Anne: What moved you to start Dharma Zephyr? When did it start? What does the name mean?
Christy: We actually had three starts but only achieved critical mass on the third go in 1990. By then we had a core group of meditators living on Washoe Pines Ranch. We sat together on Monday night and followed the sit with discussion. What moved me to offer my home as the Dharma hall was a desire to practice and the understanding that a Sangha of fellow practitioners would enhance my understanding of practice. It was a mildly selfish motive which may have helped others as well.
The name? Dharma is the truth of the universe. Zephyr is the wind constantly blowing across the Washoe Valley where we started our group. The two seemed to be blowing through our lives and and the name stuck.
Kathy: Our first start came in January of 1988 when I called Christy lamenting that though I had enjoyed my first retreat, I wasn’t meditating at home. She made a few calls, and Buddhist practitioners from several traditions came together to sit. Those first two sanghas somehow didn’t continue; it took a quorum of us on the ranch plus a few other stalwart souls who would come from Carson City or Minden to keep it going. We moved into Carson City after quite a few years in order to make the group more accessible to more people. In the meantime, groups had also started in Reno and Minden by practitioners who felt confident with our model of peer-led practice.
When Stu suggested the name Dharma Zephyr, he intended it as the title of a possible newsletter, but we soon realized it made a wonderful name for our group. We replaced the word Sangha with Insight Meditation Community to make it more clear to people what our practice is.
Anne: What has been most rewarding for you with Dharma Zephyr?

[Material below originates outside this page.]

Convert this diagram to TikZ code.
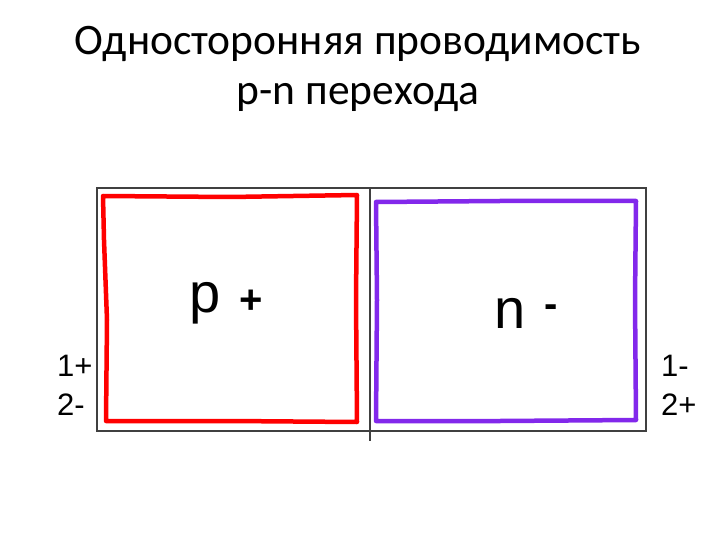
\documentclass[tikz,border=0pt]{standalone}
\usepackage{fontspec}
\setmainfont{Carlito}
\newfontfamily\arial{Liberation Sans}
\begin{document}
\begin{tikzpicture}[x=1pt, y=-1pt, every node/.style={inner sep=0pt}]
\useasboundingbox[fill=white] (0,0) rectangle (720,540);
\tikzset{
  frame/.style={draw=black!75, line width=1.6pt},
  hand/.style={line width=4.5pt, line join=round, line cap=round},
  title/.style={font=\fontsize{43.5}{50}\selectfont, anchor=base},
  region/.style={font=\arial\fontsize{56}{60}\selectfont, anchor=base},
  sign/.style={font=\arial\bfseries\fontsize{40}{44}\selectfont},
  side/.style={font=\arial\fontsize{31}{36}\selectfont, anchor=base west}
}
\node[title] (line1) at (358,55) {Односторонняя проводимость}; % title 1
\node[title] (line2) at (358,105) {p-n перехода}; % title 2
\draw[frame] (97,188) rectangle (646,431); % crystal
\draw[frame] (370,188) -- (370,441); % junction
\draw[hand, red] (103,196) -- (230,197) -- (357,195) -- (356,300) -- (357,422) -- (230,421) -- (106,421) -- (107,320) -- (104,240) -- cycle; % p area
\draw[hand, color={rgb,255:red,130;green,40;blue,235}] (376,202) -- (500,201) -- (636,201) -- (635,300) -- (636,420) -- (500,421) -- (376,421) -- (377,300) -- cycle; % n area
\node[region] (preg) at (205,312) {p}; % p
\node[sign] (pplus) at (251,302) {+}; % p sign
\node[region] (nreg) at (510,328) {n}; % n
\node[sign] (nminus) at (551,311) {-}; % n sign
\node[side] (l1) at (57,376) {1+}; % left
\node[side] (l2) at (57,415) {2-};
\node[side] (r1) at (661,376) {1-}; % right
\node[side] (r2) at (661,415) {2+};
\end{tikzpicture}
\end{document}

Kathy: The rewards of Dharma Zephyr have been threefold. First, experiencing the gratitude that people express about having found the dharma through us. I’ve even had a wife thank me for teaching the practice to her husband. Second, the support of sangha for my own practice has been invaluable. And last is the opportunity to study with such amazing teachers both here in Nevada and out in the rest of the world.
Christy: Serving the Dharma. Bringing teachers for everyone to enjoy, experience and learn from. Again, the selfish result is that I, too, get to sit with these wonderful teachers. My heart tells me that when people learn to listen to their own interior feelings and thoughts that they and things around them become ever more peaceful. That’s what practice does – and tiny bit by tiny bit we can bring more peace into the world. I love participating in that transformation.
Anne: How would you like to see Dharma Zephyr evolve?
Kathy: I would like to see other practitioners continuing to step forward and delight me with what they want to do and with what they create.
Christy: We already have many deep and talented practitioners in our Sanghas. As DZIMC evolves it can help these people become teachers in their own right, which will give us the capacity to reach even more participants. This is important work and we can do it. I believe we will.